The President Spared

     The attempt on President McKinley’s life at Buffalo on Friday last touched, as it could not fail to do, the national feeling, instantly and deeply. Nor could any moral and humane person hesitate to denounce without reservation the infamy of a crime not to be excused were the victim the meanest, instead of the most exalted, citizen. The usual confusion of thought has arisen among partisans who grudged a simple expression of sorrow as incompatible with aversion to the President’s policy. And, finally, rejoicing in the failure of the assassin’s aim has been heightened among sober friends as well as opponents of the Administration, by the dread of the Government’s passing under a new and untried control in the person of the actual Vice-President.
     The season of year, the exact interval of two decades, the foreign extraction of the criminal, have conspired forcibly to revive the memory of Garfield’s fate. But there was wanting, in Mr. McKinley’s case, that preparation for high tension in the public mind which grew out of Conkling’s quarrel with the Administration over spoils, and the subsequent Senatorial deadlock which Guiteau, with method in his madness, sought to dissolve. Hence, the excitement of the past week has fallen short of that visible in this city, at least, in the summer of 1881. But, also, it must be confessed, we have had, in the unhappy past three years, a satiety of carnage and horror until we almost cease to feel. If Aguinaldo had been shot while extending a friendly hand to Gen. Funston, as the President to Czolgosz, would our jaded pulse have been sensibly quickened above the normal beat with which we heard of the bloodless success of that stratagem?

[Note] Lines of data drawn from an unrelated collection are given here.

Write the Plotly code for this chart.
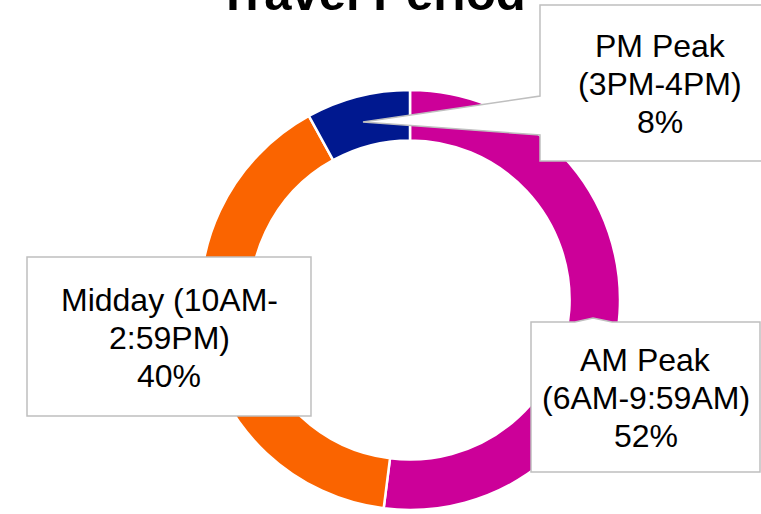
import plotly.graph_objects as go

W, H = 761, 514

periods = ["AM Peak", "Midday", "PM Peak"]
shares = [52, 40, 8]
colours = ["#CC0099", "#FA6400", "#00188F"]
callout_lines = [
    ["AM Peak", "(6AM-9:59AM)", "52%"],
    ["Midday (10AM-", "2:59PM)", "40%"],
    ["PM Peak", "(3PM-4PM)", "8%"],
]
# callout boxes in pixels: left, top, right, bottom
callout_boxes = [
    (531, 322, 760, 472),
    (27, 257, 311, 416),
    (540, 5, 780, 161),
]

FONT = "Arial, Liberation Sans, sans-serif"
BORDER = {"color": "#BFBFBF", "width": 1.5}
LINE_GAP = 38


def px(x):
    return x / W


def py(y):
    return 1 - y / H


def path_of(pts):
    return "M " + " L ".join(f"{px(a):.5f},{py(b):.5f}" for a, b in pts) + " Z"


# donut placed by its centre and radius in pixels
cx, cy, r = 410, 300, 210

fig = go.Figure(
    go.Pie(
        labels=periods,
        values=shares,
        hole=0.76,
        sort=False,
        direction="clockwise",
        rotation=0,
        marker={"colors": colours, "line": {"color": "white", "width": 2.5}},
        textinfo="none",
        hoverinfo="none",
        showlegend=False,
        domain={"x": [px(cx - r), px(cx + r)], "y": [py(cy + r), py(cy - r)]},
    )
)

shapes = []
annotations = []
for name, lines, (x0, y0, x1, y1) in zip(periods, callout_lines, callout_boxes):
    if name == "PM Peak":
        # box with a long wedge pointing into the slice
        pts = [(x0, y0), (x1, y0), (x1, y1), (x0, y1), (x0, 135), (363, 122), (x0, 96)]
    elif name == "AM Peak":
        # small bump on the top edge
        pts = [(x0, y0), (575, y0), (593, y0 - 4), (612, y0), (x1, y0), (x1, y1), (x0, y1)]
    else:
        pts = [(x0, y0), (x1, y0), (x1, y1), (x0, y1)]
    shapes.append(dict(
        type="path", path=path_of(pts), xref="paper", yref="paper",
        fillcolor="white", line=BORDER, layer="above",
    ))
    mid = (y0 + y1) / 2 + 1
    for k, line in enumerate(lines):
        annotations.append(dict(
            text=line, xref="paper", yref="paper",
            x=px((x0 + x1) / 2), y=py(mid + (k - 1) * LINE_GAP),
            xanchor="center", yanchor="middle", showarrow=False,
            font={"family": FONT, "size": 32, "color": "black"},
        ))

annotations.append(dict(
    text="<b>Travel Period</b>", xref="paper", yref="paper",
    x=px(372), y=py(-7), xanchor="center", yanchor="middle", showarrow=False,
    font={"family": FONT, "size": 49, "color": "black"},
))

fig.update_layout(
    width=W, height=H,
    margin={"l": 0, "r": 0, "t": 0, "b": 0},
    paper_bgcolor="white", plot_bgcolor="white",
    shapes=shapes, annotations=annotations,
)

# drop the default page margin so the figure sits at the window's corner
fig.write_html(
    "out.html",
    config={"displayModeBar": False},
    post_script="document.body.style.margin = '0';",
)
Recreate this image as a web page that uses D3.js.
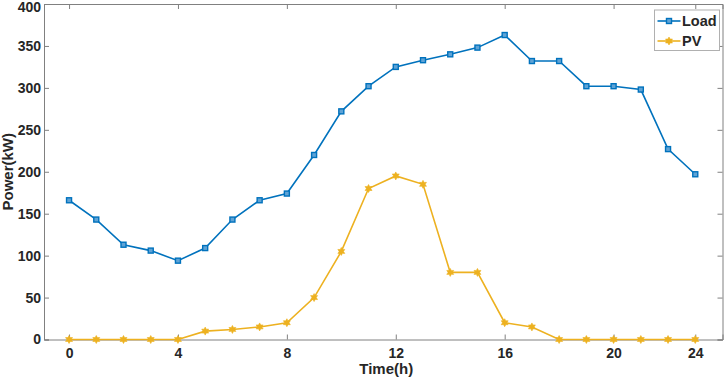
<!doctype html>
<html>
  <head>
    <script src="https://cdn.jsdelivr.net/npm/d3@7"></script>
    <style>
      body { margin: 0; background: #fff; }
      text { font-family: "Liberation Sans", Arial, sans-serif; font-weight: bold; fill: #262626; }
    </style>
  </head>
  <body>
    <div id="chart"></div>
    <script>
      // data
      var hours = d3.range(0, 24);
      var load = [166, 143, 113, 106, 94, 109, 143, 166, 174, 220, 272, 302, 325, 333, 340, 348, 363, 332, 332, 302, 302, 298, 227, 197];
      var pv = [0, 0, 0, 0, 0, 10, 12, 15, 20, 50, 105, 180, 195, 185, 80, 80, 20, 15, 0, 0, 0, 0, 0, 0];
      var xTickPos = [0, 4, 8, 12, 16, 20, 23];
      var xTickLabels = ["0", "4", "8", "12", "16", "20", "24"];
      var yTicks = [0, 50, 100, 150, 200, 250, 300, 350, 400];

      var margin = {top: 4, right: 3.5, bottom: 40.5, left: 44},
        width = 726 - margin.left - margin.right,
        height = 380 - margin.top - margin.bottom;

      var svg = d3.select("#chart").append("svg")
        .attr("width", 726).attr("height", 380)
        .append("g")
        .attr("transform", "translate(" + margin.left + "," + margin.top + ")");

      var x = d3.scaleLinear().domain([-0.92, 24]).range([0, width]);
      var y = d3.scaleLinear().domain([0, 400]).range([height, 0]);

      var axisColor = "#808080";

      // ticks on all four sides, pointing inward
      var axB = svg.append("g").attr("transform", "translate(0," + height + ")")
        .call(d3.axisBottom(x).tickValues(xTickPos).tickSize(-5).tickPadding(9)
          .tickFormat(function(d, i) { return xTickLabels[i]; }));
      var axT = svg.append("g")
        .call(d3.axisTop(x).tickValues(xTickPos).tickSize(-5).tickFormat(""));
      var axL = svg.append("g")
        .call(d3.axisLeft(y).tickValues(yTicks).tickSize(-5).tickPadding(3));
      var axR = svg.append("g").attr("transform", "translate(" + width + ",0)")
        .call(d3.axisRight(y).tickValues(yTicks).tickSize(-5).tickFormat(""));

      [axB, axT, axL, axR].forEach(function(g) {
        g.select(".domain").attr("stroke", axisColor);
        g.selectAll(".tick line").attr("stroke", axisColor);
        g.selectAll("text").style("font-size", "14px").style("font-family", "Liberation Sans, Arial, sans-serif")
          .style("font-weight", "bold").attr("fill", "#262626");
      });
      // keep the top label inside the page
      axL.selectAll(".tick text").filter(function(d) { return d === 400; }).attr("y", 3);

      // axis titles
      svg.append("text")
        .attr("x", width / 2 + 3).attr("y", height + 34.5)
        .attr("text-anchor", "middle").style("font-size", "15px")
        .text("Time(h)");
      svg.append("text")
        .attr("transform", "rotate(-90)")
        .attr("x", -height / 2).attr("y", -31)
        .attr("text-anchor", "middle").style("font-size", "15px")
        .text("Power(kW)");

      var loadColor = "#0072BD", pvColor = "#EDB120";
      var line = d3.line().x(function(d) { return x(d[0]); }).y(function(d) { return y(d[1]); });

      // six-pointed star marker
      var hexagram = {
        draw: function(ctx, size) {
          var r = Math.sqrt(size) / 2, ri = r * 0.55;
          for (var k = 0; k < 12; k++) {
            var a = -Math.PI / 2 + k * Math.PI / 6, rr = k % 2 ? ri : r;
            if (k === 0) ctx.moveTo(rr * Math.cos(a), rr * Math.sin(a));
            else ctx.lineTo(rr * Math.cos(a), rr * Math.sin(a));
          }
          ctx.closePath();
        }
      };

      function addMarker(g, cx, cy, kind, color) {
        if (kind === "square") {
          g.append("rect").attr("x", cx - 2.5).attr("y", cy - 2.5)
            .attr("width", 5).attr("height", 5)
            .attr("fill", "#5fa3d6").attr("stroke", color).attr("stroke-width", 1.4);
        } else {
          g.append("path").attr("d", d3.symbol().type(hexagram).size(64))
            .attr("transform", "translate(" + cx + "," + cy + ")")
            .attr("fill", color).attr("stroke", color).attr("stroke-width", 0.6);
        }
      }

      function drawSeries(values, color, marker) {
        var pts = hours.map(function(h, i) { return [h, values[i]]; });
        svg.append("path").datum(pts)
          .attr("d", line).attr("fill", "none")
          .attr("stroke", color).attr("stroke-width", 1.6);
        var g = svg.append("g");
        pts.forEach(function(d) { addMarker(g, x(d[0]), y(d[1]), marker, color); });
      }
      drawSeries(load, loadColor, "square");
      drawSeries(pv, pvColor, "star");

      // legend
      var lg = svg.append("g").attr("transform", "translate(" + (654.5 - margin.left) + "," + (10 - margin.top) + ")");
      lg.append("rect").attr("width", 65).attr("height", 40.5)
        .attr("fill", "#fff").attr("stroke", "#b0b0b0").attr("stroke-width", 1);
      var items = [["Load", loadColor, "square"], ["PV", pvColor, "star"]];
      items.forEach(function(it, i) {
        var cy = 11 + i * 20;
        lg.append("line").attr("x1", 3).attr("x2", 26).attr("y1", cy).attr("y2", cy)
          .attr("stroke", it[1]).attr("stroke-width", 1.6);
        addMarker(lg, 14.5, cy, it[2], it[1]);
        lg.append("text").attr("x", 27.5).attr("y", cy + 5)
          .style("font-size", "14.5px").text(it[0]);
      });
    </script>
  </body>
</html>
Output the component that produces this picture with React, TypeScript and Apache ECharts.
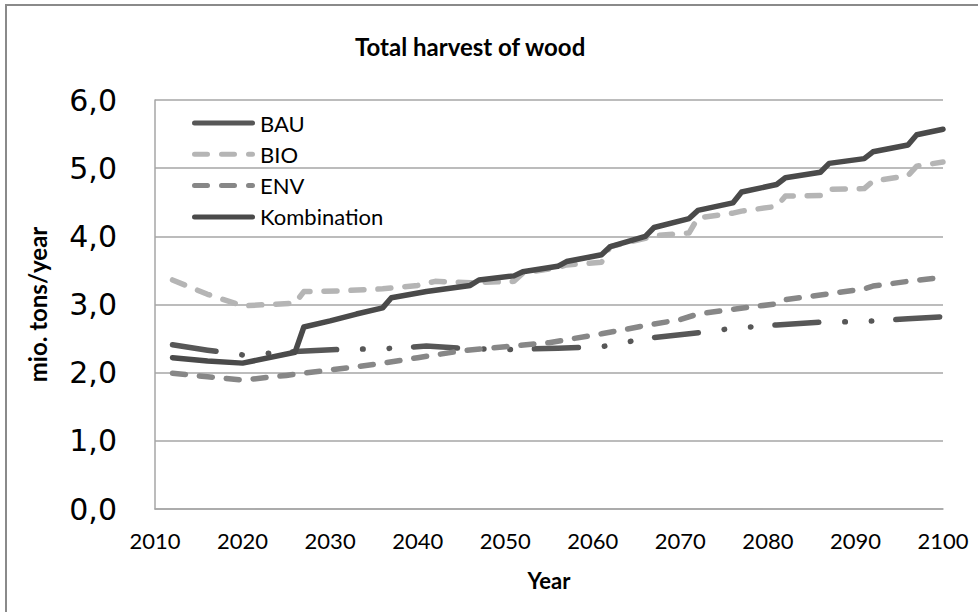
import React, { useEffect, useRef } from "react";
import * as echarts from "echarts";

const titleText = "Total harvest of wood";
const yAxisName = "mio. tons/year";
const xAxisName = "Year";
const seriesNames = ["BAU", "BIO", "ENV", "Kombination"];

const bau: [number, number][] = [
  [2012, 2.41], [2016, 2.33], [2020, 2.26], [2026, 2.31], [2031, 2.34], [2036, 2.35],
  [2041, 2.39], [2046, 2.35], [2051, 2.34], [2056, 2.36], [2061, 2.38], [2066, 2.5],
  [2071, 2.57], [2076, 2.65], [2081, 2.7], [2086, 2.74], [2091, 2.75], [2096, 2.79], [2100, 2.82],
];

const bio: [number, number][] = [
  [2012, 3.36], [2016, 3.15], [2020, 2.98], [2026, 3.02], [2027, 3.19], [2031, 3.2],
  [2036, 3.23], [2040, 3.28], [2042, 3.34], [2046, 3.32], [2051, 3.34], [2052, 3.46],
  [2056, 3.54], [2057, 3.58], [2061, 3.62], [2062, 3.85], [2066, 3.97], [2067, 4.01],
  [2071, 4.05], [2072, 4.27], [2076, 4.34], [2077, 4.37], [2081, 4.44], [2082, 4.59],
  [2086, 4.6], [2087, 4.69], [2091, 4.7], [2092, 4.81], [2096, 4.89], [2097, 5.03], [2100, 5.09],
];

const env: [number, number][] = [
  [2012, 1.99], [2016, 1.94], [2020, 1.89], [2025, 1.96], [2030, 2.04], [2035, 2.12],
  [2040, 2.22], [2045, 2.32], [2050, 2.38], [2055, 2.44], [2061, 2.57], [2066, 2.69],
  [2070, 2.78], [2072, 2.86], [2076, 2.93], [2081, 3.01], [2082, 3.07], [2086, 3.14],
  [2091, 3.23], [2092, 3.27], [2096, 3.34], [2100, 3.4],
];

const kombination: [number, number][] = [
  [2012, 2.22], [2016, 2.17], [2020, 2.14], [2026, 2.3], [2027, 2.67], [2030, 2.76],
  [2033, 2.86], [2036, 2.95], [2037, 3.1], [2041, 3.19], [2046, 3.28], [2047, 3.36],
  [2051, 3.42], [2052, 3.48], [2056, 3.56], [2057, 3.63], [2061, 3.73], [2062, 3.85],
  [2066, 4.0], [2067, 4.13], [2071, 4.26], [2072, 4.38], [2076, 4.49], [2077, 4.65],
  [2081, 4.76], [2082, 4.86], [2086, 4.94], [2087, 5.07], [2091, 5.14], [2092, 5.24],
  [2096, 5.34], [2097, 5.49], [2100, 5.57],
];

const seriesData = [bau, bio, env, kombination];
const seriesColors = ["#575757", "#b5b5b5", "#878787", "#4a4a4a"];
const seriesDash: (number[] | "solid")[] = [
  [44, 26, 0.5, 26, 0.5, 24],
  [13, 14],
  [13, 14],
  "solid",
];
// legend samples: BAU is drawn solid in the legend, like the original
const legendDash: (number[] | null)[] = [null, [13, 14], [13, 14], null];

export default function App() {
  const ref = useRef<HTMLDivElement>(null);
  useEffect(() => {
    if (!ref.current) return;
    const chart = echarts.init(ref.current, null, { renderer: "svg" });

    const legendTop = 123;
    const legendPitch = 31.3;
    const legendItems: any[] = [];
    seriesNames.forEach((n, i) => {
      const y = legendTop + i * legendPitch;
      legendItems.push({
        type: "line",
        silent: true,
        shape: { x1: 194.5, y1: y, x2: 252.5, y2: y },
        style: {
          stroke: seriesColors[i],
          lineWidth: 5,
          lineCap: "round",
          lineDash: legendDash[i] || undefined,
        },
      });
      legendItems.push({
        type: "text",
        silent: true,
        x: 260,
        y: y,
        style: {
          text: n,
          fill: "#000",
          font: "22px Lato",
          verticalAlign: "middle",
          align: "left",
        },
      });
    });

    chart.setOption({
      animation: false,
      backgroundColor: "#ffffff",
      title: {
        text: titleText,
        left: 350,
        top: 29,
        textStyle: { fontFamily: "Lato", fontWeight: "bold", fontSize: 24, color: "#000" },
      },
      graphic: [
        {
          type: "rect",
          silent: true,
          shape: { x: 6, y: 5, width: 1100, height: 800 },
          style: { fill: "none", stroke: "#8a8a8a", lineWidth: 2 },
        },
        ...legendItems,
      ],
      grid: { left: 155, right: 35, top: 100, bottom: 103, containLabel: false },
      xAxis: {
        type: "value",
        min: 2010,
        max: 2100,
        interval: 10,
        name: xAxisName,
        nameLocation: "middle",
        nameGap: 60,
        nameTextStyle: { fontFamily: "Lato", fontWeight: "bold", fontSize: 22, color: "#000" },
        axisLine: { show: true, lineStyle: { color: "#a6a6a6", width: 1.5 } },
        axisTick: { show: false },
        splitLine: { show: false },
        axisLabel: {
          fontFamily: "Lato",
          fontSize: 22,
          color: "#000",
          margin: 20,
          formatter: (v: number) => String(v),
        },
      },
      yAxis: {
        type: "value",
        min: 0,
        max: 6,
        interval: 1,
        name: yAxisName,
        nameLocation: "middle",
        nameGap: 106,
        nameTextStyle: { fontFamily: "Lato", fontWeight: "bold", fontSize: 24, color: "#000" },
        axisLine: { show: true, lineStyle: { color: "#a6a6a6", width: 1.5 } },
        axisTick: { show: false },
        splitLine: { show: true, lineStyle: { color: "#a6a6a6", width: 1.5 } },
        axisLabel: {
          fontFamily: "DejaVu Sans",
          fontSize: 30,
          color: "#000",
          margin: 38,
          formatter: (v: number) => v.toFixed(1).replace(".", ","),
        },
      },
      series: seriesNames.map((n, i) => ({
        name: n,
        type: "line",
        data: seriesData[i],
        symbol: "none",
        showSymbol: false,
        z: 2 + i,
        lineStyle: {
          color: seriesColors[i],
          width: 5.5,
          type: seriesDash[i],
          cap: "round",
          join: "round",
        },
        itemStyle: { color: seriesColors[i] },
      })),
    });
    return () => chart.dispose();
  }, []);
  return (
    <div
      ref={ref}
      style={{ position: "absolute", left: 0, top: 0, width: 978, height: 612 }}
    />
  );
}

It could not be said in Garfield’s time as now that we sip lynchings and negro burnings unmoved with our coffee at breakfast; and this fact alone speaks volumes regarding the prevailing callousness as to the taking of human life.
     Another difference in the comparison is that Guiteau’s purpose was political, while Czolgosz’s motive might almost be called academic, a mere manifesto of a sect. A moral could be and was drawn by the friends of civil-service reform in the former case, in which the Vice-President himself was involved with the Senators from New York in an intrigue against the assassin’s victim. A moral of some sort might have lain open to panegyrists and to a gravely reflecting public had the homicidal fanatic at Buffalo been a Filipino, a Cuban, a Steel-Trust striker, or a gloater over the daily cartoons of the yellow journals implicating the President with the Money Power. For this no room was left by the anarchist who simply proved that the most powerful ruler on earth, though styled a republican and chosen by universal suffrage, was no more exempt than any crowned head from the peril of sudden, malevolent extinction. The ruler, not the individual, was shot at, and vigilance alone, not reason, can avail against minds which learn nothing by seeing the succession of rulers keep even pace with the file of assassins.
     While all will freely admit that President McKinley’s hard experience has no lesson for him, unless it be not to expose himself so freely in public hereafter, some foolish journals and politicians teach that ordinary criticism of the Executive has tended to breed the maggot in Czolgosz’s brain, and is, therefore, measurably responsible for the result. This is of a piece with the contention that anti-Imperialists in this country were guilty of the American lives lost in the Philippine campaigns. The extreme application of such nonsense would reduce us to a condition worse than that of the land of leze-majesty. All the safeguards of free speech would be gone in an instant, and we should witness the reductio ad absurdum of a form of free government which gave us chief magistrates dictated by the machine, straightway to become exempt from all adverse comment or the semblance of “disrespect.” Mr. McKinley’s philosophy not more than his temperament is our warrant for believing that he would laugh at such a pretension on the part of his flatterers. Any realizing sense, too, of the prayers offered up for his recovery by partisans and non-partisans who stand aghast at Mr. Roosevelt’s replacing him, would make him see the value of independent judgment of those who occupy, as well as of those who may possibly occupy, the Presidential chair.
     The President’s good luck has once more, humanly speaking, been exhibited. He has disappointed his would-be murderer; he has every prospect of finishing out his term; his constancy may even be put to the test by a more or less genuine demand from his party that he revoke his resolution not to serve for a third term. In all this there is again a contrast to Garfield, who had given reason to doubt that his Administration would have increased his fame, and who was, by the best-informed, counted fortunate in being cut short. On the other hand, Garfield’s character and talents were unquestionably exaggerated by the circumstance of his death, and some monuments were reared which would otherwise probably never have been thought of. Praise in excess of what he has received, Mr. McKinley is not likely to have, and there is still time for him to furnish grounds for a solid reputation which will outlast monuments.